Challenging Word of the WeeK: traduce

(truh DOOHS, -DYOOHS) verb

To traduce someone is to slander him, vilify him, malign, defame, and calumniate him, speak falsely and with malice toward him or his character; from Latin traducere (to disgrace), a variant of transducere (literally, to carry over; figuratively, to expose, “show up”). In Shakespeare’s Othello (Act V, Scene 2), Othello cries to Lodovico who has come to arrest him:

…In Aleppo once,
Where a malignant and turban’d Turk
Beat a Venetian and traduc’d the State,
I took by the throat the circumcised dog
And smote him thus.

Whereupon, he obeys Shakespeare’s stage directions: Stabs himself. Things are tough all around and it’s a bloody mess; but getting back to words and definitions, avoid the common error of identifying slander or defame with libel. Without going into legal minutiae and ramifications, libel is slander in written form and “published”, i.e., communicated in that form to a third party or parties. Best advice: Keep your mouth shut and your pen in your pocket.

My example: In an election year, the end of summer means the weather is cooling just as the political traducing season is really heating up. That’s some good advice above, though.

From the book, “1000 Most Challenging Words” by Norman W. Schur, ©1987 by the Ballantine Reference Library, Random House. I post a weekly “Challenging Words” definition to call more attention to this delightful book and to promote interesting word usage in the blogosphere. I challenge other bloggers to work the current word into a post sometime in the coming week. If you manage to do so, please leave a comment or a link to where I can find it. Previous words in this series can be found under the appropriate Category heading in the right-hand sidebar.

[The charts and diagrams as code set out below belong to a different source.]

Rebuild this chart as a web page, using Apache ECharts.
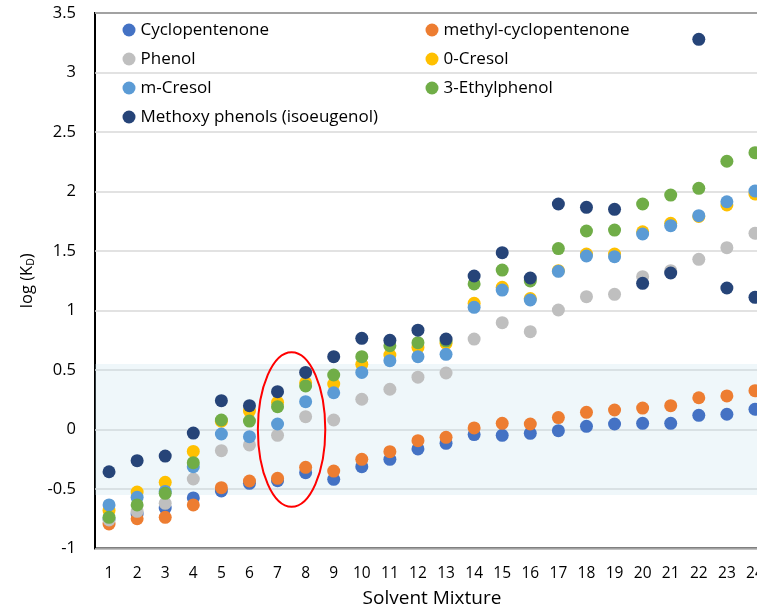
<!DOCTYPE html>
<html>
<head>
<meta charset="utf-8">
<script src="https://cdn.jsdelivr.net/npm/echarts@6/dist/echarts.min.js"></script>
<style>
html,body{margin:0;padding:0;background:#fff;}
#chart{width:757px;height:614px;}
</style>
</head>
<body>
<div id="chart"></div>
<script>
var categories = ['1','2','3','4','5','6','7','8','9','10','11','12','13','14','15','16','17','18','19','20','21','22','23','24'];

var cyclopentenone = [-0.75, -0.71, -0.66, -0.575, -0.517, -0.452, -0.43, -0.363, -0.419, -0.312, -0.251, -0.163, -0.116, -0.043, -0.049, -0.032, -0.01, 0.027, 0.046, 0.052, 0.052, 0.119, 0.128, 0.17];
var methylCyclopentenone = [-0.794, -0.75, -0.738, -0.634, -0.489, -0.433, -0.41, -0.318, -0.349, -0.251, -0.186, -0.094, -0.066, 0.013, 0.052, 0.046, 0.1, 0.144, 0.164, 0.18, 0.2, 0.267, 0.282, 0.326];
var phenol = [-0.76, -0.688, -0.62, -0.416, -0.178, -0.13, -0.049, 0.108, 0.08, 0.254, 0.338, 0.44, 0.475, 0.76, 0.898, 0.822, 1.004, 1.116, 1.136, 1.284, 1.335, 1.43, 1.528, 1.649];
var oCresol = [-0.68, -0.525, -0.444, -0.184, 0.07, 0.155, 0.228, 0.393, 0.382, 0.548, 0.626, 0.69, 0.724, 1.06, 1.195, 1.1, 1.335, 1.475, 1.475, 1.662, 1.733, 1.79, 1.887, 1.979];
var mCresol = [-0.634, -0.57, -0.52, -0.312, -0.038, -0.06, 0.046, 0.234, 0.309, 0.48, 0.578, 0.612, 0.632, 1.027, 1.172, 1.088, 1.329, 1.458, 1.452, 1.643, 1.713, 1.797, 1.914, 2.004];
var ethylphenol = [-0.738, -0.634, -0.536, -0.279, 0.08, 0.071, 0.192, 0.366, 0.458, 0.612, 0.704, 0.73, 0.745, 1.223, 1.34, 1.248, 1.52, 1.668, 1.676, 1.895, 1.97, 2.027, 2.254, 2.326];
var methoxy = [-0.355, -0.262, -0.223, -0.03, 0.242, 0.2, 0.318, 0.48, 0.612, 0.766, 0.75, 0.835, 0.76, 1.29, 1.486, 1.273, 1.895, 1.867, 1.85, 1.228, 1.315, 3.279, 1.189, 1.111];

var seriesNames = ['Cyclopentenone','methyl-cyclopentenone','Phenol','0-Cresol','m-Cresol','3-Ethylphenol','Methoxy phenols (isoeugenol)'];
var seriesColors = ['#4472C4','#ED7D31','#BFBFBF','#FFC000','#5B9BD5','#70AD47','#264478'];
var seriesData = [cyclopentenone, methylCyclopentenone, phenol, oCresol, mCresol, ethylphenol, methoxy];

// shaded band (y range) and highlighted ellipse (category range, y range)
var bandRange = [-0.55, 0.55];
var ellipseX = [6.3, 8.7];
var ellipseY = [-0.65, 0.65];

var FONT = 'Open Sans';
var chart = echarts.init(document.getElementById('chart'), null, {renderer: 'canvas'});

var series = seriesData.map(function (d, i) {
  return {
    name: seriesNames[i],
    type: 'scatter',
    data: d,
    symbol: 'circle',
    symbolSize: 13,
    z: 2,
    itemStyle: {color: seriesColors[i], opacity: 1},
    emphasis: {disabled: true}
  };
});
series.push({
  name: 'band',
  type: 'scatter',
  data: [],
  z: 5,
  silent: true,
  markArea: {
    silent: true,
    itemStyle: {color: 'rgba(190,225,235,0.25)'},
    data: [[{yAxis: bandRange[0]}, {yAxis: bandRange[1]}]]
  }
});

var legendText = {color: '#000', fontFamily: FONT, fontSize: 17, lineHeight: 20};

chart.setOption({
  animation: false,
  backgroundColor: '#fff',
  textStyle: {fontFamily: FONT},
  grid: {
    left: 95, top: 13, width: 674, height: 535.5,
    outerBoundsMode: 'none',
    containLabel: false,
    show: true, borderColor: '#000', borderWidth: 2, backgroundColor: 'transparent'
  },
  legend: [
    {
      data: [seriesNames[0], seriesNames[2], seriesNames[4], seriesNames[6]],
      orient: 'vertical', left: 122.5, top: 20,
      icon: 'circle', itemWidth: 13, itemHeight: 13, itemGap: 9,
      textStyle: legendText, padding: 0, selectedMode: false
    },
    {
      data: [seriesNames[1], seriesNames[3], seriesNames[5]],
      orient: 'vertical', left: 425.5, top: 20,
      icon: 'circle', itemWidth: 13, itemHeight: 13, itemGap: 9,
      textStyle: legendText, padding: 0, selectedMode: false
    }
  ],
  xAxis: {
    type: 'category',
    data: categories,
    boundaryGap: true,
    name: 'Solvent Mixture',
    nameLocation: 'middle',
    nameGap: 41,
    nameTextStyle: {color: '#000', fontSize: 19, fontFamily: FONT},
    axisLine: {show: false},
    axisTick: {show: false},
    axisLabel: {color: '#000', fontSize: 15.5, margin: 17, interval: 0, fontFamily: FONT},
    splitLine: {show: false}
  },
  yAxis: {
    type: 'value',
    min: -1, max: 3.5, interval: 0.5,
    name: '{a|log (K}{b|D}{a|)}',
    nameLocation: 'middle',
    nameRotate: 90,
    nameGap: 58,
    nameTextStyle: {
      color: '#000', fontFamily: FONT,
      rich: {
        a: {fontSize: 16.5, color: '#000', fontFamily: FONT, lineHeight: 20},
        b: {fontSize: 10.5, color: '#000', fontFamily: FONT, padding: [8, 0, 0, 0], lineHeight: 20}
      }
    },
    axisLine: {show: false},
    axisTick: {show: false},
    axisLabel: {color: '#000', fontSize: 16.5, margin: 19, fontFamily: FONT},
    splitLine: {show: true, lineStyle: {color: '#D9D9D9', width: 1.5}}
  },
  series: series
});

// ellipse annotation placed through the axes
var p1 = chart.convertToPixel({xAxisIndex: 0}, categories[0]);
var p2 = chart.convertToPixel({xAxisIndex: 0}, categories[1]);
var band = p2 - p1;
var xL = p1 + (ellipseX[0] - 1) * band;
var xR = p1 + (ellipseX[1] - 1) * band;
var yT = chart.convertToPixel({yAxisIndex: 0}, ellipseY[1]);
var yB = chart.convertToPixel({yAxisIndex: 0}, ellipseY[0]);
chart.setOption({
  graphic: [{
    type: 'ellipse',
    z: 100,
    silent: true,
    shape: {cx: (xL + xR) / 2, cy: (yT + yB) / 2, rx: (xR - xL) / 2, ry: (yB - yT) / 2},
    style: {fill: 'none', stroke: '#FF0000', lineWidth: 2}
  }]
});
</script>
</body>
</html>
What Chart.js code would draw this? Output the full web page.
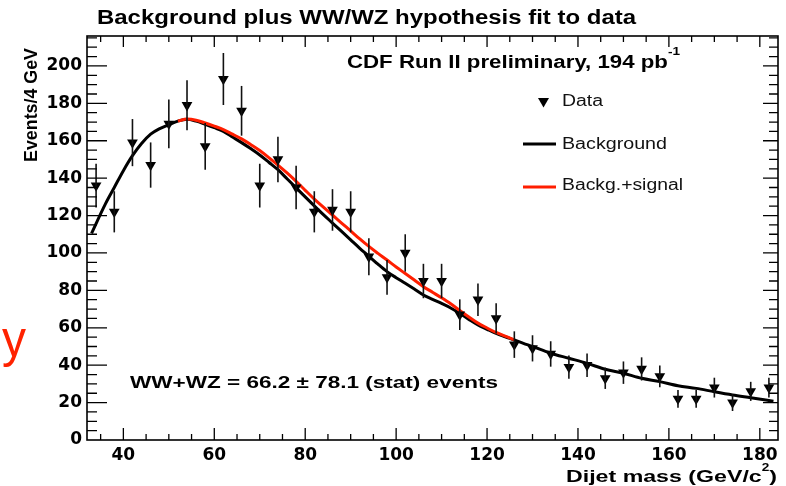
<!DOCTYPE html>
<html><head><meta charset="utf-8">
<script src="https://cdn.jsdelivr.net/npm/chart.js@4.4.0/dist/chart.umd.min.js"></script>
<style>html,body{margin:0;background:#fff}</style>
</head><body>
<canvas id="c" width="786" height="486"></canvas>
<script>
// data points (4 GeV bins)
const massBins = [34,38,42,46,50,54,58,62,66,70,74,78,82,86,90,94,98,102,106,110,114,118,122,126,130,134,138,142,146,150,154,158,162,166,170,174,178,182];
const dataEvents = [136,122,159,147,169,179,157,193,176,136,150,135,122,123,122,98,87,100,85,85,67,75,65,51,49,46,39,40,33,36,38,34,22,22,28,20,26,28];
const dataErrors = [11.7,11.0,12.6,12.1,13.0,13.4,12.5,13.9,13.3,11.7,12.2,11.6,11.0,11.1,11.0,9.9,9.3,10.0,9.2,9.2,8.2,8.7,8.1,7.1,7.0,6.8,6.2,6.3,5.7,6.0,6.2,5.8,4.7,4.7,5.3,4.5,5.1,5.3];

// background fit
const bgMass = [33,36,38,40,42,44,46,48,50,52,54,56,58,60,62,64,66,68,70,72,74,76,78,80,82,84,86,88,90,92,94,96,98,100,102,104,106,108,110,112,114,116,118,120,122,124,126,128,130,134,138,142,146,150,154,158,162,166,170,174,178,183];
const bgEvents = [110.5,126,135,144,152,158.5,163.5,166.5,168.6,170.5,171.5,170.5,168.8,167,165,162,159,155.8,152.4,148.5,144.5,139.7,134.8,130,125.2,120.5,116,111.5,107,102.5,98.3,94,90,86.8,83.8,80.7,77.5,75.2,73,70.6,67.7,64.5,61.5,59.2,57,55.2,53.5,51.7,50,46.4,43.7,41,37.8,35.7,33,31.2,29,27.6,25.8,24.1,22.6,20.7];

// background + signal fit (only where it differs)
const sigMass = [52,54,56,58,60,62,64,66,68,70,72,74,76,78,80,82,84,86,88,90,92,94,96,98,100,102,104,106,108,110,112,114,116,118,120,122,124,126];
const sigEvents = [170.5,171.6,171,169.5,167.8,166,163.5,161,158,154.8,151,147,142.8,138.3,133.5,128.8,124.5,120.3,116,111.8,107.5,103.5,99.8,96.2,92.5,89,85.5,82,79,76,72.8,69.2,65.8,62.5,59.9,57.5,55.5,53.6];

const xTicks = [40,60,80,100,120,140,160,180];
const yTicks = [0,20,40,60,80,100,120,140,160,180,200];

const pts = (xs, ys) => xs.map((x, i) => ({x, y: ys[i]}));

// draws a run of text pieces, squeezed/stretched to a target width
function drawRich(ctx, parts, x, base, width, color) {
  ctx.save();
  ctx.fillStyle = color || '#000';
  ctx.textBaseline = 'alphabetic';
  let total = 0;
  parts.forEach(p => { ctx.font = p.font; p.w = ctx.measureText(p.t).width; total += p.w; });
  const sx = width / total;
  ctx.translate(x, base);
  ctx.scale(sx, 1);
  let cx = 0;
  parts.forEach(p => { ctx.font = p.font; ctx.fillText(p.t, cx, p.dy || 0); cx += p.w; });
  ctx.restore();
}

const B = s => `bold ${s}px "Liberation Sans", Arial, sans-serif`;
const N = s => `${s}px "Liberation Sans", Arial, sans-serif`;

const decor = {
  id: 'decor',
  afterDatasetsDraw(chart) {
    const {ctx, scales: {x, y}} = chart;
    ctx.save();
    ctx.strokeStyle = '#111';
    ctx.lineWidth = 1.6;
    massBins.forEach((m, i) => {
      const px = x.getPixelForValue(m);
      ctx.beginPath();
      ctx.moveTo(px, y.getPixelForValue(dataEvents[i] - dataErrors[i]));
      ctx.lineTo(px, y.getPixelForValue(dataEvents[i] + dataErrors[i]));
      ctx.stroke();
    });
    ctx.restore();
  },
  afterDraw(chart) {
    const {ctx, chartArea: ca, scales: {x, y}} = chart;
    ctx.save();
    ctx.strokeStyle = '#000';
    ctx.lineWidth = 1.3;
    ctx.beginPath();
    for (let v = 35; v <= 184; v += 5) {
      const p = x.getPixelForValue(v), major = v % 20 === 0;
      ctx.moveTo(p, ca.bottom); ctx.lineTo(p, ca.bottom - (major ? 12 : 6));
      ctx.moveTo(p, ca.top); ctx.lineTo(p, ca.top + (major ? 11 : 6));
    }
    for (let v = 5; v <= 216; v += 5) {
      const p = y.getPixelForValue(v), major = v % 20 === 0;
      ctx.moveTo(ca.left, p); ctx.lineTo(ca.left + (major ? 20 : 10), p);
      ctx.moveTo(ca.right, p); ctx.lineTo(ca.right - (major ? 15 : 9), p);
    }
    ctx.stroke();
    ctx.lineWidth = 1.6;
    ctx.strokeRect(ca.left, ca.top, ca.right - ca.left, ca.bottom - ca.top);
    ctx.restore();

    // texts
    drawRich(ctx, [{t: 'Background plus WW/WZ hypothesis fit to data', font: B(20)}], 97, 24, 539);
    drawRich(ctx, [{t: 'CDF Run II preliminary, 194 pb', font: B(18)}, {t: '-1', font: B(11), dy: -13}], 347, 68, 333);
    drawRich(ctx, [{t: 'WW+WZ = 66.2 \u00b1 78.1 (stat) events', font: B(16)}], 130, 388, 368);
    drawRich(ctx, [{t: 'Dijet mass (GeV/c', font: B(17)}, {t: '2', font: B(10), dy: -11}, {t: ')', font: B(17)}], 566, 482, 211);
    ctx.save();
    ctx.translate(37, 162);
    ctx.rotate(-Math.PI / 2);
    drawRich(ctx, [{t: 'Events/4 GeV', font: B(19)}], 0, 0, 114);
    ctx.restore();

    // legend
    ctx.save();
    ctx.fillStyle = '#000';
    ctx.beginPath();
    ctx.moveTo(538, 98); ctx.lineTo(549, 98); ctx.lineTo(543.5, 107.5); ctx.closePath();
    ctx.fill();
    ctx.lineWidth = 3;
    ctx.strokeStyle = '#000';
    ctx.beginPath(); ctx.moveTo(523, 144); ctx.lineTo(556, 144); ctx.stroke();
    ctx.strokeStyle = '#ff1e00';
    ctx.beginPath(); ctx.moveTo(523, 187); ctx.lineTo(556, 187); ctx.stroke();
    ctx.restore();
    drawRich(ctx, [{t: 'Data', font: N(16)}], 562, 106, 41, '#111');
    drawRich(ctx, [{t: 'Background', font: N(16)}], 562, 149, 105, '#111');
    drawRich(ctx, [{t: 'Backg.+signal', font: N(16)}], 562, 190, 121, '#111');

    // red handwritten mark
    drawRich(ctx, [{t: 'y', font: N(52)}], 2, 356, 24, '#ff2200');
  }
};

new Chart(document.getElementById('c'), {
  type: 'scatter',
  data: {
    datasets: [
      {label: 'Data', data: pts(massBins, dataEvents), pointStyle: 'triangle', rotation: 180,
       pointRadius: 6.2, backgroundColor: '#000', borderColor: '#000', borderWidth: 0},
      {label: 'Backg.+signal', data: pts(sigMass, sigEvents), showLine: true, pointRadius: 0,
       borderColor: '#ff1e00', borderWidth: 3, cubicInterpolationMode: 'monotone'},
      {label: 'Background', data: pts(bgMass, bgEvents), showLine: true, pointRadius: 0,
       borderColor: '#000', borderWidth: 3, cubicInterpolationMode: 'monotone'}
    ]
  },
  options: {
    responsive: false,
    animation: false,
    layout: {padding: {left: 0, top: 36, right: 8, bottom: 0}},
    plugins: {legend: {display: false}, tooltip: {enabled: false}},
    scales: {
      x: {
        type: 'linear', min: 32, max: 184,
        grid: {display: false, drawTicks: false}, border: {display: false},
        afterBuildTicks: s => { s.ticks = xTicks.map(v => ({value: v})); },
        afterFit: s => { s.height = 46; },
        ticks: {padding: 5, color: '#000', font: {family: 'DejaVu Sans', weight: 'bold', size: 17}}
      },
      y: {
        type: 'linear', min: 0, max: 216,
        grid: {display: false, drawTicks: false}, border: {display: false},
        afterBuildTicks: s => { s.ticks = yTicks.map(v => ({value: v})); },
        afterFit: s => { s.width = 87; },
        ticks: {padding: 5, color: '#000', font: {family: 'DejaVu Sans', weight: 'bold', size: 17}}
      }
    }
  },
  plugins: [decor]
});
</script>
</body></html>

2 thoughts on “Challenging Word of the WeeK: traduce

  1. NightWriter: suggestion for a future word. My wife threw this out at me last week, and was very proud of it, even though I argued she didn’t use it properly. Perseveration: a tendency to repeat the response to an experience in later situations where it is not appropriate.

  2. Instead of using perseveration, one could just use “insanity.”

    While traduce is a perfectly good word, I would rather use “pillory” or “eviscerate” or “calumnify” or “crucify,” because traduce makes people think it’s like induce or deduce, and it has nothing to do with those words.